ONU pede que Vaticano entregue às autoridades envolvidos em abusos

Relatório faz duras críticas ao modo como Santa Sé lidou com pedofilia.

Comitê também quer que a Igreja abra arquivos sobre abusos do clero.

A Organização das Nações Unidas (ONU) pediu nesta quarta-feira (5) que o Vaticano “afaste imediatamente” de seus cargos todos os clérigos responsáveis ou suspeitos de abuso de crianças, e os denuncie às autoridades civis, em um relatório sem precedentes feito sobre pedofilia na Igreja Católica.
O Comitê da ONU para os Direitos da Infância (CRC, na sigla em inglês) disse que a Santa Sé também deve entregar seus arquivos sobre abusos sexuais a dezenas de milhares de crianças para que os culpados e as pessoas ligadas aos crimes possam ser responsabilizados.

“O comitê está gravemente preocupado pelo fato de que a Santa Sé não percebeu a extensão dos crimes cometidos, não tomou as medidas necessárias para lidar com casos de abuso sexual infantil nem para proteger essas crianças, e adotou políticas e práticas que levaram à continuidade dos abusos e à impunidade dos perpetradores [criminosos]”, diz o documento.
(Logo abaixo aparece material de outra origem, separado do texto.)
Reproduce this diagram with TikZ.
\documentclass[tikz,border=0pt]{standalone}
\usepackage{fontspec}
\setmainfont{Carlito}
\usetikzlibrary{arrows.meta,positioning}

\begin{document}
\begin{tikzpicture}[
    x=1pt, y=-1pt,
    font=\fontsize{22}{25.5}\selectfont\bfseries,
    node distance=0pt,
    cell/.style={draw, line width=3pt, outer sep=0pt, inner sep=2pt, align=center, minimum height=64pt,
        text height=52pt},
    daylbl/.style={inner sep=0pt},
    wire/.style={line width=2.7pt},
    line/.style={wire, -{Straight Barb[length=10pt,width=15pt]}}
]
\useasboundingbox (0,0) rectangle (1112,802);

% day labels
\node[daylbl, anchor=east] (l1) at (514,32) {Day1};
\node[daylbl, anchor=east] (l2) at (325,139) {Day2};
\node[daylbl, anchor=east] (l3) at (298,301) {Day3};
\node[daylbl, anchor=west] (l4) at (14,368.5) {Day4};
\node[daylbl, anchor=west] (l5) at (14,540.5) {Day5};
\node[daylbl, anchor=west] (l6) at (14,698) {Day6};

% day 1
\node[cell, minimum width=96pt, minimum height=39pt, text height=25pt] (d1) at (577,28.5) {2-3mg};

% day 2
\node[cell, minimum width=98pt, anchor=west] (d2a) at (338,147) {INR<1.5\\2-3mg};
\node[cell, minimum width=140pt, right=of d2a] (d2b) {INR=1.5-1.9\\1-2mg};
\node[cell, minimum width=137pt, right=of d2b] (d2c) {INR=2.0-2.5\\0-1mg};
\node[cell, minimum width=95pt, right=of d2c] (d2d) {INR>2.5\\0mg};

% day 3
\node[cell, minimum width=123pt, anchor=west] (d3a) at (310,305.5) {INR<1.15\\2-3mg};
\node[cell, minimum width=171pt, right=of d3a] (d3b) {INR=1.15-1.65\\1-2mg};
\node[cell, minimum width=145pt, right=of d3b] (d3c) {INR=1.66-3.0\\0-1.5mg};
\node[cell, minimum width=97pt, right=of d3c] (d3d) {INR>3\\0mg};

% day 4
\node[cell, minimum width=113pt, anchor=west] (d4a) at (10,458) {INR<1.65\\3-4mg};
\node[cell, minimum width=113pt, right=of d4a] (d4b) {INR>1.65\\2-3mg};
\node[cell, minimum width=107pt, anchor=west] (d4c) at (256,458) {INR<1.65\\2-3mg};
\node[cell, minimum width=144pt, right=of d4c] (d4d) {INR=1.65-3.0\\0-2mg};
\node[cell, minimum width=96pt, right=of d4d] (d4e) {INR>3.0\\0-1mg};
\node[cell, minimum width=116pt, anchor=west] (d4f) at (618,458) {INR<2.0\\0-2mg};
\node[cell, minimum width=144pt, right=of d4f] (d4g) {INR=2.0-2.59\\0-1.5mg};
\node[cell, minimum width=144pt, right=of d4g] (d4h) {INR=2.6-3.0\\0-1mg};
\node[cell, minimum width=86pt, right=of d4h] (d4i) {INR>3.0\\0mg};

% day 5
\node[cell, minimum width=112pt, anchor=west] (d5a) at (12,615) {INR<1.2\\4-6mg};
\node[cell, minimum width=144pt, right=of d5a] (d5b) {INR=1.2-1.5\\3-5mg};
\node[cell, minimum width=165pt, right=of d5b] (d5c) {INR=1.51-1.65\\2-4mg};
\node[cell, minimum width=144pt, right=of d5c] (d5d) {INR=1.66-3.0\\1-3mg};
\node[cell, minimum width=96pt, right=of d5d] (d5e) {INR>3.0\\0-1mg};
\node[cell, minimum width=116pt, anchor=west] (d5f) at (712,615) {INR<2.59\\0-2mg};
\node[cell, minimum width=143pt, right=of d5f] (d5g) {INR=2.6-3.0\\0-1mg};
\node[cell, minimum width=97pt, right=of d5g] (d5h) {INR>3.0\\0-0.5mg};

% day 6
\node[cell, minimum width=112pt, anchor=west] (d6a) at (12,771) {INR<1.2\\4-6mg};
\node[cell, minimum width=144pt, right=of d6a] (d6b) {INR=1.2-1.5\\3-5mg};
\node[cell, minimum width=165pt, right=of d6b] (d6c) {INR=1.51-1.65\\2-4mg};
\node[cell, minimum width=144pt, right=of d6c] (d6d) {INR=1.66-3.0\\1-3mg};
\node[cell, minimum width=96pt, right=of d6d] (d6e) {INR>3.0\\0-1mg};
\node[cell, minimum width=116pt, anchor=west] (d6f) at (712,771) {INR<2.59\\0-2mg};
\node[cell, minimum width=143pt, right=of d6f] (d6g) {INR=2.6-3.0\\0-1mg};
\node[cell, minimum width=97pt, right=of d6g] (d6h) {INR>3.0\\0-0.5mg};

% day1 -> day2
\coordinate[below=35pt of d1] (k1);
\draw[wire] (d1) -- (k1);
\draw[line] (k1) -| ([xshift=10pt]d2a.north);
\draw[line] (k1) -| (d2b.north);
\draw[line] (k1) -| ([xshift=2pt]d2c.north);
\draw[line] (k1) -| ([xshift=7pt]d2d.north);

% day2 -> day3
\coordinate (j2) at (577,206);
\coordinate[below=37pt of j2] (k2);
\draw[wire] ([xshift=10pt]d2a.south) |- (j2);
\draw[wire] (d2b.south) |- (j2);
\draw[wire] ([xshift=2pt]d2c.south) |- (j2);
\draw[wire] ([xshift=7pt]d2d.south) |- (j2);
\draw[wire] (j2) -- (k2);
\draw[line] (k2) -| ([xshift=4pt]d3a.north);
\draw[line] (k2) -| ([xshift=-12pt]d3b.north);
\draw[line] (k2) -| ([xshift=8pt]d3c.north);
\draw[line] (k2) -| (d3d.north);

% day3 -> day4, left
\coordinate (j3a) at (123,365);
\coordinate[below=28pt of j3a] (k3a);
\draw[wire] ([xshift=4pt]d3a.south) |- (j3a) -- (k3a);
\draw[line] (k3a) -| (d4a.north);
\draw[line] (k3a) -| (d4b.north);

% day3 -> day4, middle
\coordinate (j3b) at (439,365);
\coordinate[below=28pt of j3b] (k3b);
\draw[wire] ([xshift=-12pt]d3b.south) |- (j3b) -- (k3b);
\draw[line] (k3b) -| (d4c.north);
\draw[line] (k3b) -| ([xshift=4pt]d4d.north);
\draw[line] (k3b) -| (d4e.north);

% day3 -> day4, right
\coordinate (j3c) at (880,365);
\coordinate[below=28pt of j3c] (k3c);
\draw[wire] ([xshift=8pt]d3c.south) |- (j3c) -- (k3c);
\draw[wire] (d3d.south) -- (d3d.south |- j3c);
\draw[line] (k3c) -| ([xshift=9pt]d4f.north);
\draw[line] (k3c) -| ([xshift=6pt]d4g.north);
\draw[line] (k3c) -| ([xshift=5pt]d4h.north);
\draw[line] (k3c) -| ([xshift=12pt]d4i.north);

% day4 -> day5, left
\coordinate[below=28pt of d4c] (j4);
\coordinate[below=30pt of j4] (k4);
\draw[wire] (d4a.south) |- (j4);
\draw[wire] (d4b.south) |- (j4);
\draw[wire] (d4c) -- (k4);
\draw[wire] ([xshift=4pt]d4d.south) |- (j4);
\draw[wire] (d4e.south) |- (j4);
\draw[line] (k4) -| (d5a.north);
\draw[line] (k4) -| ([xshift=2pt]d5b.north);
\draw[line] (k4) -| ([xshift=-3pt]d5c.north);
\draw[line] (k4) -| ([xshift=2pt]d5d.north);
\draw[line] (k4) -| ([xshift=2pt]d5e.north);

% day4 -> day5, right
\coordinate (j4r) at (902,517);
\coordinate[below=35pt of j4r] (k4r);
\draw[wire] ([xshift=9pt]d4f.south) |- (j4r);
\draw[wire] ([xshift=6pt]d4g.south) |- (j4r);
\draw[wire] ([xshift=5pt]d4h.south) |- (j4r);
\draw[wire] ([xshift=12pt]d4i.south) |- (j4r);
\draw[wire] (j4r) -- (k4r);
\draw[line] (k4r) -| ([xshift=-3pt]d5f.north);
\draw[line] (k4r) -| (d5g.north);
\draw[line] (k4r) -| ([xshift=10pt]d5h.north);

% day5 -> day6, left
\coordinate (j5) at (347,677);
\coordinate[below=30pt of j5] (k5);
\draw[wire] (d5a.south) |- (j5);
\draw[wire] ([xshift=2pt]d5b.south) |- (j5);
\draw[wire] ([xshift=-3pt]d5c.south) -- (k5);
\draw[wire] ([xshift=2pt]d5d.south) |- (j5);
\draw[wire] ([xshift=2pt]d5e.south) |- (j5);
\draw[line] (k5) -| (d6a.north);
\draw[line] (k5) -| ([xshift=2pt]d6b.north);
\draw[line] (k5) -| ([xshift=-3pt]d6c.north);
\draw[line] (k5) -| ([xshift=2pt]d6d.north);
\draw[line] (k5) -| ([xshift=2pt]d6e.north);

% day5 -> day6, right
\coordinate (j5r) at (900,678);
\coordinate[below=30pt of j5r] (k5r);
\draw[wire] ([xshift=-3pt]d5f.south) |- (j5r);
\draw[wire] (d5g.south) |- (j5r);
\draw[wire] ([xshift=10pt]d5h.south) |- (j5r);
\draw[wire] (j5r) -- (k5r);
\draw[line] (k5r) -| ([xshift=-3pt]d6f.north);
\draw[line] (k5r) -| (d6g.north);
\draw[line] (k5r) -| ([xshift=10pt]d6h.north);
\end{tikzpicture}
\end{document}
O Vaticano disse nesta quarta que enfrenta os casos de pedofilia na Igreja Católica com uma “exigência de transparência”, e a prova disso é que, nos próximos dias ou semanas, irá explicar o funcionamento da comissão criada para preveni-los.

O comitê da ONU acrescentou que a Igreja Católica ainda não tomou as medidas para evitar a repetição de casos como o escândalo das lavanderias da Irlanda, em que meninas foram colocadas arbitrariamente em condições de trabalho forçado, entre 1922 e 1996.

O órgão pediu uma investigação interna sobre o caso e situações semelhantes, para que os responsáveis possam ser processados e uma “compensação total” seja paga às vítimas e às suas famílias.

Uma comissão criada em dezembro de 2013 pelo Papa Francisco deveria investigar todos os casos de abuso sexual infantil, “assim como a conduta da hierarquia católica ao lidar com eles”, aponta o texto da ONU.

Nos últimos anos, integrantes do clero envolvidos em abuso foram transferidos de paróquia a paróquia em seus países, “em uma tentativa de acobertar tais crimes”, acrescenta o relatório.

“A prática da mobilidade dos criminosos, que tem permitido a muitos sacerdotes permanecer em contato com crianças e seguir abusando delas, continua expondo menores de muitos países a um alto risco de sofrer abusos sexuais”, afirma o relatório.
“Devido ao código de silêncio imposto a todos os membros do clero, sob pena de excomunhão [expulsão da Igreja], casos de abuso sexual infantil dificilmente foram relatados às autoridades policiais nos países onde tais crimes ocorreram”, diz o documento.

O Vaticano viola a Convenção das Nações Unidas sobre os Direitos da Criança ao não fazer o suficiente para erradicar os casos de pedofilia na Igreja, afirmou também nesta quarta a presidente do comitê.

“A resposta é sim, até agora tem violado a Convenção, porque não tem feito tudo o que deveriam para acabar com este problema”, disse Kirsten Sandberg.

Sessão pública
Em uma sessão pública realizada no mês passado em Genebra, na Suíça, o comitê da ONU pressionou representantes do Vaticano a revelar o alcance dos casos de pedofilia nas últimas décadas dentro da Igreja.

Na ocasião, a delegação da Santa Sé respondeu a perguntas de 18 integrantes de diversas nacionalidades – pela primeira vez desde que o escândalo surgiu, há mais de duas décadas – e negou as acusações de que o Vaticano tenha acobertado os casos. Além disso, declarou que foram criadas diretrizes claras para proteger as crianças.

O Papa Francisco afirmou, à época, que os casos são motivo de “vergonha” para a Igreja.